Już w latach wojny rozpoczęła się rusyfikacja Mołdawian, przesiedlanie zwłaszcza inteligencji do Kazachstanu. Karano na przykład za posiadanie słowników rosyjsko–rumuńskich. Próbowano bowiem wmówić społeczeństwu, że pisany cyrylicą mołdawski jest zupełnie innym językiem niż rumuński. Moi kiszyniowscy znajomi studiowali na tamtejszym uniwersytecie filologię mołdawską... po rosyjsku. Tylko literaturę i gramatykę mogli czytać w oryginale.

W okresie reform „genseka" Michaiła Gorbaczowa zaczęło się odrodzenie narodowe Mołdawian. 27 sierpnia 1989 r. potężna, ponad 100-tysięczna manifestacja w Kiszyniowie przekształciła się w Wielkie Zgromadzenie Narodowe. W 4 dni później Rada Najwyższa przyjęła jego postulaty: językiem państwowym został mołdawski pisany alfabetem łacińskim. Flagę sowieckiej MSRR zastąpiono trójkolorową, identyczną z rumuńską, tylko z innym herbem. Ale wywołało to opór ludności rosyjskojęzycznej. W Naddniestrzu, zwłaszcza w zakładach podporządkowanych bezpośrednio Moskwie, zaczęły się strajki.

3 września 1990 roku w Tyraspolu proklamowano powstanie Naddniestrzańskiej Mołdawskiej Socjalistycznej Republiki Radzieckiej. Jedną z jej pierwszych decyzji był „wybór" na tymczasowego prezydenta dotychczasowego przewodniczącego Tyraspolskiej Rady Miejskiej, Igora Smirnowa.

22 grudnia 1990 r. prezydent ZSRR Michaił Gorbaczow uznał dekretem za bezprawne utworzenie republik: Naddniestrzańskiej i Gagauskiej. A w sierpniu 1991 r. oficjalny Tyraspol poparł moskiewski pucz Janajewa.

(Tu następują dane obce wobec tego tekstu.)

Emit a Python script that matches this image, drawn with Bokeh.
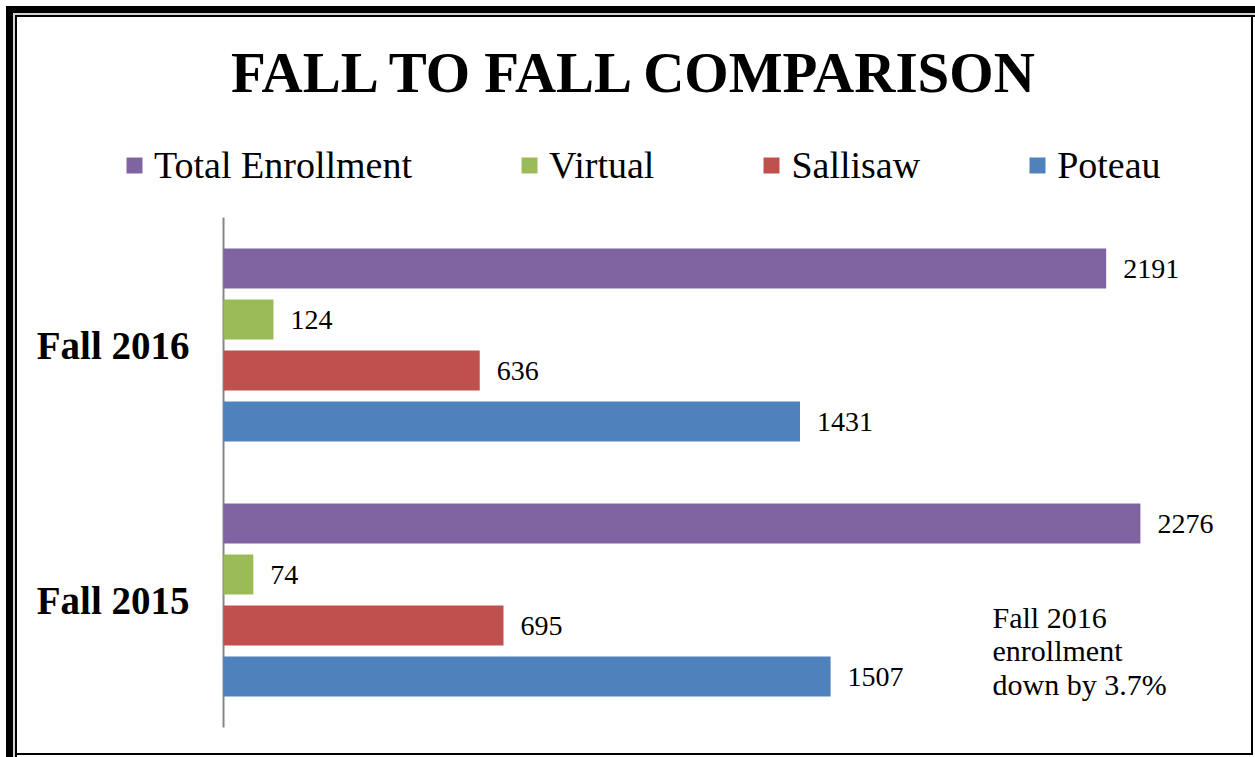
from bokeh.plotting import figure
from bokeh.models import ColumnDataSource, Legend, LegendItem, Label, Range1d
from bokeh.transform import dodge
from bokeh.core.properties import value
from bokeh.embed import file_html
from bokeh.resources import INLINE

# ---- data ----
years = ["Fall 2015", "Fall 2016"]
series = ["Total Enrollment", "Virtual", "Sallisaw", "Poteau"]
total_enrollment = [2276, 2191]
virtual = [74, 124]
sallisaw = [695, 636]
poteau = [1507, 1431]
colors = ["#8064A2", "#9BBB59", "#C0504D", "#4F81BD"]
offsets = [0.3, 0.1, -0.1, -0.3]
title_text = "FALL TO FALL COMPARISON"
note_lines = ["Fall 2016", "enrollment", "down by 3.7%"]

values = [total_enrollment, virtual, sallisaw, poteau]
ypos = [i + 0.5 for i in range(len(years))]   # category slot centres

W, H = 1255, 757
frame_styles = {
    "box-shadow": ("inset 6px 6px 0 0 white, inset 13px 13px 0 0 black, "
                   "inset 15px 15px 0 0 #d4d4d4, inset 17px 17px 0 0 black, "
                   "inset -2px -2px 0 0 white, inset -4px -4px 0 0 black")
}
p = figure(width=W, height=H, output_backend="svg", toolbar_location=None,
           x_range=Range1d(-553.6, 2561.7), y_range=Range1d(-0.1176, 2.851),
           x_axis_type=None, y_axis_type=None,
           min_border_left=0, min_border_right=0, min_border_top=0, min_border_bottom=0,
           styles=frame_styles)
p.outline_line_color = None
p.grid.visible = False
p.background_fill_alpha = 0
p.border_fill_alpha = 0

# category axis: line + labels
cat_src = ColumnDataSource(dict(y=ypos, name=years))
p.segment(x0=0, y0=0, x1=0, y1=len(years), line_color="#878787", line_width=2)
p.text(x=0, y="y", text="name", source=cat_src, x_offset=-34,
       text_align="right", text_baseline="middle",
       text_font=value("Liberation Serif"), text_font_style="bold",
       text_font_size="39px", text_color="black")

items = []
for name, vals, col, off in zip(series, values, colors, offsets):
    src = ColumnDataSource(dict(y=ypos, val=vals, lab=[str(v) for v in vals]))
    r = p.hbar(y=dodge("y", off), right="val", left=0,
               height=0.157, source=src, fill_color=col, line_color=None)
    p.text(x="val", y=dodge("y", off), text="lab", source=src,
           x_offset=17, text_baseline="middle", text_align="left",
           text_font=value("Liberation Serif"), text_font_size="28px", text_color="black")
    items.append(LegendItem(label=name, renderers=[r]))

legend = Legend(items=items, orientation="horizontal", location=(124, 570),
                glyph_width=20, glyph_height=20, label_standoff=10, spacing=107,
                label_text_font="Liberation Serif", label_text_font_size="38px",
                label_text_color="black", border_line_color=None,
                background_fill_alpha=0, padding=0, margin=0)
p.add_layout(legend, "center")

p.add_layout(Label(x=636, y=685, x_units="screen", y_units="screen", text=title_text,
                   text_align="center", text_baseline="alphabetic",
                   text_font="Liberation Serif", text_font_style="bold",
                   text_font_size="57px", text_color="black"))

for t, yy in zip(note_lines, [140, 107, 73]):
    p.add_layout(Label(x=992, y=yy, x_units="screen", y_units="screen", text=t,
                       text_align="left", text_baseline="alphabetic",
                       text_font="Liberation Serif", text_font_size="30px",
                       text_color="black"))

open("out.html", "w").write(file_html(p, INLINE))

Wkrótce nastąpiły blokady dróg i linii kolejowych, dramatycznie pogarszała się sytuacja gospodarcza w całej Mołdawii.

W lipcu 1992 roku – było to już po upadku Związku Radzieckiego – doszło do otwartej wojny sił mołdawskich i naddniestrzańskich z licznymi ofiarami śmiertelnymi po każdej ze stron. Przerwano ją zawieszeniem broni uzgodnionym 21 lipca 1992 roku przez prezydentów: Mołdawii Mircea Snegura i Rosji Borysa Jelcyna. Równocześnie zapadła ich decyzja o utworzeniu rosyjsko–mołdawsko–naddniestrzańskich sił stabilizacyjnych.

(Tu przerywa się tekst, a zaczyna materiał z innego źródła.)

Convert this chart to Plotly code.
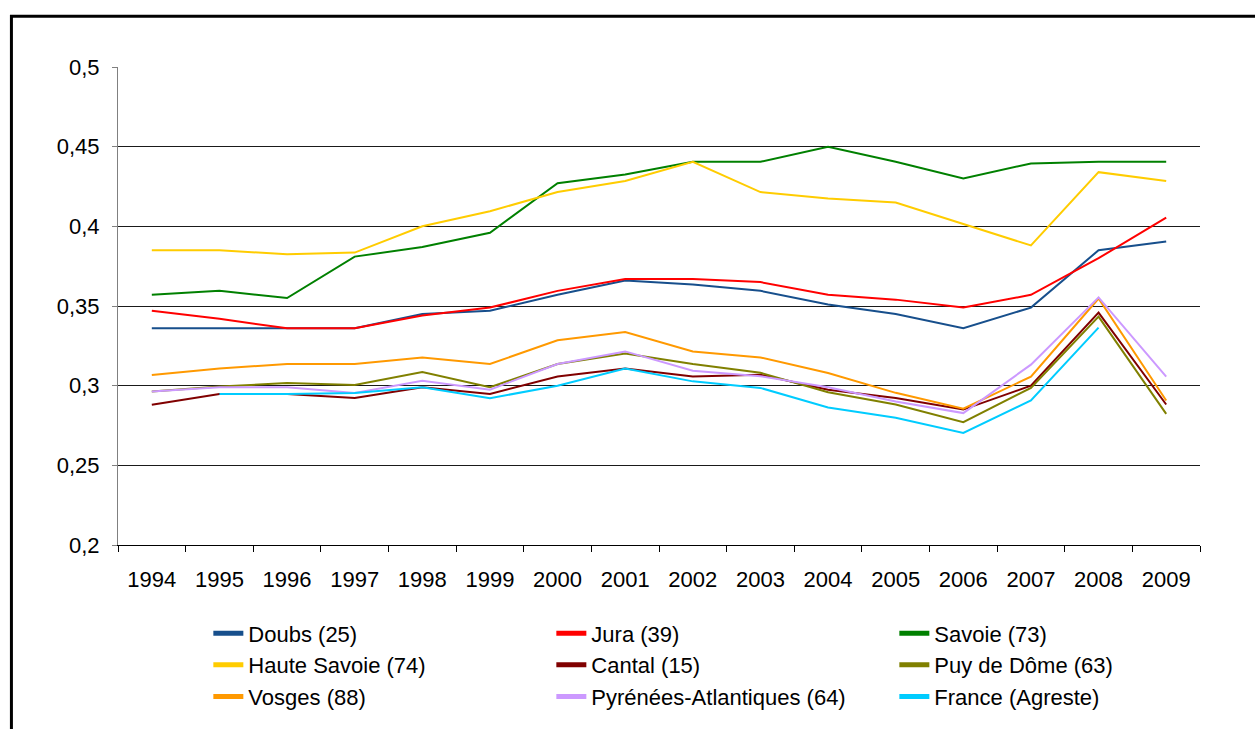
import plotly.graph_objects as go

years = [str(y) for y in range(1994, 2010)]

doubs = [0.336, 0.336, 0.336, 0.336, 0.345, 0.347, 0.357, 0.366, 0.3635, 0.3595, 0.351, 0.345, 0.336, 0.349, 0.385, 0.3905]
jura = [0.347, 0.342, 0.336, 0.336, 0.344, 0.349, 0.3595, 0.367, 0.367, 0.365, 0.357, 0.354, 0.349, 0.357, 0.380, 0.4055]
savoie = [0.357, 0.3595, 0.355, 0.381, 0.387, 0.396, 0.427, 0.4325, 0.4405, 0.4405, 0.450, 0.4405, 0.430, 0.4395, 0.4405, 0.4405]
haute_savoie = [0.385, 0.385, 0.3825, 0.3835, 0.400, 0.4095, 0.4215, 0.4285, 0.4405, 0.4215, 0.4175, 0.415, 0.4015, 0.388, 0.434, 0.4285]
cantal = [0.288, 0.2948, 0.2948, 0.2923, 0.299, 0.2948, 0.3057, 0.3108, 0.3057, 0.3069, 0.2975, 0.2923, 0.285, 0.300, 0.3458, 0.2882]
puy_de_dome = [0.2963, 0.2994, 0.3017, 0.3004, 0.3085, 0.299, 0.3136, 0.3202, 0.3136, 0.3081, 0.2959, 0.2882, 0.2771, 0.2986, 0.3433, 0.2823]
vosges = [0.3067, 0.3108, 0.3136, 0.3136, 0.3177, 0.3136, 0.3285, 0.3337, 0.3215, 0.3177, 0.308, 0.2955, 0.2855, 0.3057, 0.3547, 0.2907]
pyrenees = [0.2963, 0.299, 0.299, 0.2954, 0.3031, 0.2975, 0.3136, 0.3215, 0.3094, 0.3059, 0.299, 0.290, 0.2828, 0.3132, 0.3554, 0.3057]
france = [None, 0.2948, 0.2948, 0.2954, 0.299, 0.2921, 0.300, 0.3108, 0.3027, 0.2986, 0.2863, 0.2798, 0.2703, 0.2907, 0.3364, None]

series = [
    ("Doubs (25)", doubs, "#174F8C"),
    ("Jura (39)", jura, "#FF0000"),
    ("Savoie (73)", savoie, "#008000"),
    ("Haute Savoie (74)", haute_savoie, "#FFCC00"),
    ("Cantal (15)", cantal, "#800000"),
    ("Puy de Dôme (63)", puy_de_dome, "#808000"),
    ("Vosges (88)", vosges, "#FF9900"),
    ("Pyrénées-Atlantiques (64)", pyrenees, "#CC99FF"),
    ("France (Agreste)", france, "#00CCFF"),
]

fig = go.Figure()
for name, vals, color in series:
    fig.add_trace(go.Scatter(x=years, y=vals, name=name, mode="lines",
                             line=dict(color=color, width=2)))

FONT = "Liberation Sans, Arial, sans-serif"

fig.update_layout(
    width=1255, height=729,
    margin=dict(l=118, r=55, t=67, b=181),
    paper_bgcolor="white", plot_bgcolor="white",
    separators=", ",
    font=dict(family=FONT, size=22, color="black"),
    showlegend=True,
    legend=dict(
        orientation="h", x=0.0835, xanchor="left", y=-0.141, yanchor="top",
        entrywidth=298, entrywidthmode="pixels",
        font=dict(family=FONT, size=22, color="black"),
        bgcolor="rgba(0,0,0,0)", tracegroupgap=0, itemsizing="constant",
    ),
    shapes=[dict(type="rect", xref="paper", yref="paper",
                 x0=-0.0985, x1=1.2, y0=-0.6, y1=1.1064,
                 line=dict(color="black", width=3), fillcolor="rgba(0,0,0,0)",
                 layer="below")],
)

fig.update_xaxes(
    type="category", range=[-0.5, len(years) - 0.5],
    showgrid=False, showline=True, linecolor="black", linewidth=1,
    ticks="outside", tickson="boundaries", ticklen=6, tickcolor="black",
    ticklabelstandoff=15, tickfont=dict(family=FONT, size=22, color="black"),
    zeroline=False,
)
fig.update_yaxes(
    range=[0.2, 0.5], tickvals=[0.2, 0.25, 0.3, 0.35, 0.4, 0.45, 0.5],
    showgrid=True, gridcolor="#1a1a1a", gridwidth=1,
    showline=True, linecolor="#808080", linewidth=1,
    ticks="outside", ticklen=5, tickcolor="#808080",
    ticklabelstandoff=8, tickfont=dict(family=FONT, size=22, color="black"),
    zeroline=False,
)

fig.write_html("out.html", config={"displayModeBar": False},
               post_script="document.body.style.margin='0';")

I chociaż w międzyczasie zmieniła się nazwa Republiki Naddniestrzańskiej – zniknęły określenia socjalistyczna i radziecka oraz pojawiły wspomniane już jej atrybuty władzy, nienormalny stan trwa nadal. O większości tych faktów potencjalny turysta nie przeczyta w żadnym przewodniku, nie tylko polskim.